— start Source records —
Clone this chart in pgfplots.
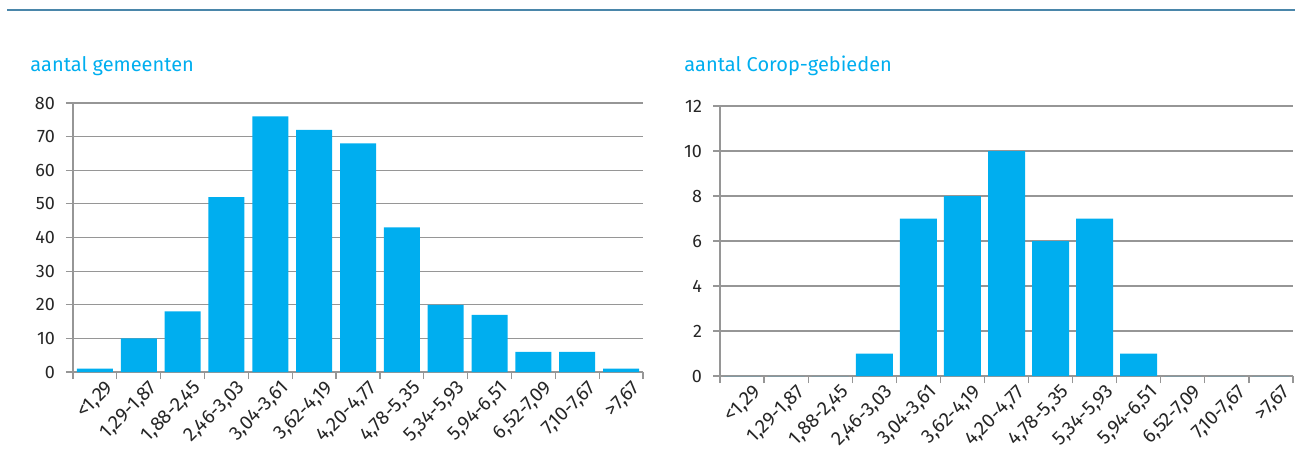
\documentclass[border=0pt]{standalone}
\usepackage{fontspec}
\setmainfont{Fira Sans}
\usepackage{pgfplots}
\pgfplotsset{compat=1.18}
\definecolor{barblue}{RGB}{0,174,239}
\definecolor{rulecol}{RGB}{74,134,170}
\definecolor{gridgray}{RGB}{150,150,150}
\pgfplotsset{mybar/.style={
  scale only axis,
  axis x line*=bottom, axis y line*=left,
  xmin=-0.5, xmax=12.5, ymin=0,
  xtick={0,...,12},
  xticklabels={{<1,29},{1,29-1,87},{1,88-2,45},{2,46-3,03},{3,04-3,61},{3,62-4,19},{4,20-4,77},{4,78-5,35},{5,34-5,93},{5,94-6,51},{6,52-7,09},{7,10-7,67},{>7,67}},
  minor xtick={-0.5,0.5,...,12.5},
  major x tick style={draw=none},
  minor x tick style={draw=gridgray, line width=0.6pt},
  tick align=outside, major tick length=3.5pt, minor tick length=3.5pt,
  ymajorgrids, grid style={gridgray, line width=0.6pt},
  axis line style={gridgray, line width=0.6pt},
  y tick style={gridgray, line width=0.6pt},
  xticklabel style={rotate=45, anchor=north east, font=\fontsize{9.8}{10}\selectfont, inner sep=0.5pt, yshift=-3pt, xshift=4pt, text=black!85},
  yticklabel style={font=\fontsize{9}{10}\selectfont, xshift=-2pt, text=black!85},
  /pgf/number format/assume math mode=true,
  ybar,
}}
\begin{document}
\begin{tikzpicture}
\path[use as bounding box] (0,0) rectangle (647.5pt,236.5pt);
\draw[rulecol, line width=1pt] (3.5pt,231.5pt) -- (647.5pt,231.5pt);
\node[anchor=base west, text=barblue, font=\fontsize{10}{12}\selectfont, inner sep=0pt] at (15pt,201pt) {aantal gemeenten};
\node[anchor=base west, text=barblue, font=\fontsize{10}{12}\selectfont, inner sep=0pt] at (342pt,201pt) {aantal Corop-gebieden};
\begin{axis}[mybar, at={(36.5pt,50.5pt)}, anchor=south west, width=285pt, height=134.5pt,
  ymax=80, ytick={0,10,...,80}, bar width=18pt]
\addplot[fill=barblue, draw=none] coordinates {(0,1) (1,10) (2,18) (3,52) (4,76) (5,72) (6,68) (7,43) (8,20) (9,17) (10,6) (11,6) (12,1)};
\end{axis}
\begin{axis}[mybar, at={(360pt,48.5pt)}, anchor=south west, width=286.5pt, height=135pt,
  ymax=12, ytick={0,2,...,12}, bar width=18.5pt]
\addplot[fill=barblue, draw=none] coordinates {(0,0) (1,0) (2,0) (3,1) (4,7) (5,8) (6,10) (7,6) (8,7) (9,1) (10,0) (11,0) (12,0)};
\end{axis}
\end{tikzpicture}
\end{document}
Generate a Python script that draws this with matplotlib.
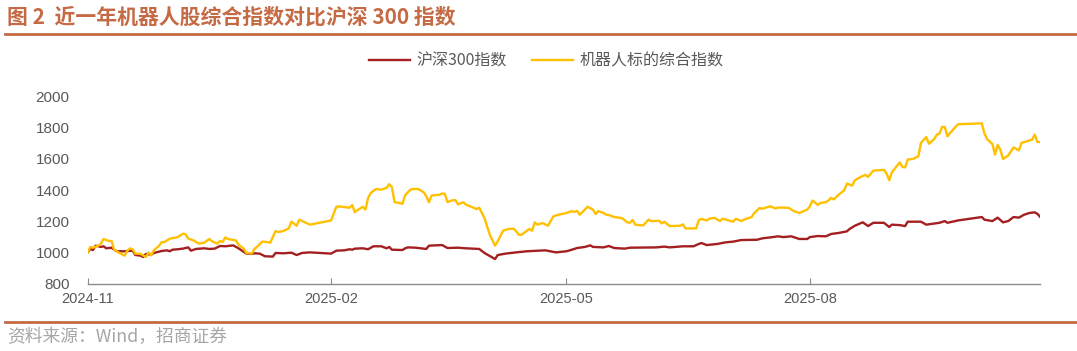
— end Source records —
Reproduce every entry word for word, but omit the pictures.

Clone this chart in pgfplots.
\documentclass[border=0pt]{standalone}
\usepackage{fontspec}
\setmainfont{Fira Sans}
\usepackage{pgfplots}
\pgfplotsset{compat=1.18}
\definecolor{barblue}{RGB}{0,174,239}
\definecolor{rulecol}{RGB}{74,134,170}
\definecolor{gridgray}{RGB}{150,150,150}
\pgfplotsset{mybar/.style={
  scale only axis,
  axis x line*=bottom, axis y line*=left,
  xmin=-0.5, xmax=12.5, ymin=0,
  xtick={0,...,12},
  xticklabels={{<1,29},{1,29-1,87},{1,88-2,45},{2,46-3,03},{3,04-3,61},{3,62-4,19},{4,20-4,77},{4,78-5,35},{5,34-5,93},{5,94-6,51},{6,52-7,09},{7,10-7,67},{>7,67}},
  minor xtick={-0.5,0.5,...,12.5},
  major x tick style={draw=none},
  minor x tick style={draw=gridgray, line width=0.6pt},
  tick align=outside, major tick length=3.5pt, minor tick length=3.5pt,
  ymajorgrids, grid style={gridgray, line width=0.6pt},
  axis line style={gridgray, line width=0.6pt},
  y tick style={gridgray, line width=0.6pt},
  xticklabel style={rotate=45, anchor=north east, font=\fontsize{9.8}{10}\selectfont, inner sep=0.5pt, yshift=-3pt, xshift=4pt, text=black!85},
  yticklabel style={font=\fontsize{9}{10}\selectfont, xshift=-2pt, text=black!85},
  /pgf/number format/assume math mode=true,
  ybar,
}}
\begin{document}
\begin{tikzpicture}
\path[use as bounding box] (0,0) rectangle (647.5pt,236.5pt);
\draw[rulecol, line width=1pt] (3.5pt,231.5pt) -- (647.5pt,231.5pt);
\node[anchor=base west, text=barblue, font=\fontsize{10}{12}\selectfont, inner sep=0pt] at (15pt,201pt) {aantal gemeenten};
\node[anchor=base west, text=barblue, font=\fontsize{10}{12}\selectfont, inner sep=0pt] at (342pt,201pt) {aantal Corop-gebieden};
\begin{axis}[mybar, at={(36.5pt,50.5pt)}, anchor=south west, width=285pt, height=134.5pt,
  ymax=80, ytick={0,10,...,80}, bar width=18pt]
\addplot[fill=barblue, draw=none] coordinates {(0,1) (1,10) (2,18) (3,52) (4,76) (5,72) (6,68) (7,43) (8,20) (9,17) (10,6) (11,6) (12,1)};
\end{axis}
\begin{axis}[mybar, at={(360pt,48.5pt)}, anchor=south west, width=286.5pt, height=135pt,
  ymax=12, ytick={0,2,...,12}, bar width=18.5pt]
\addplot[fill=barblue, draw=none] coordinates {(0,0) (1,0) (2,0) (3,1) (4,7) (5,8) (6,10) (7,6) (8,7) (9,1) (10,0) (11,0) (12,0)};
\end{axis}
\end{tikzpicture}
\end{document}
Generate a Python script that draws this with matplotlib.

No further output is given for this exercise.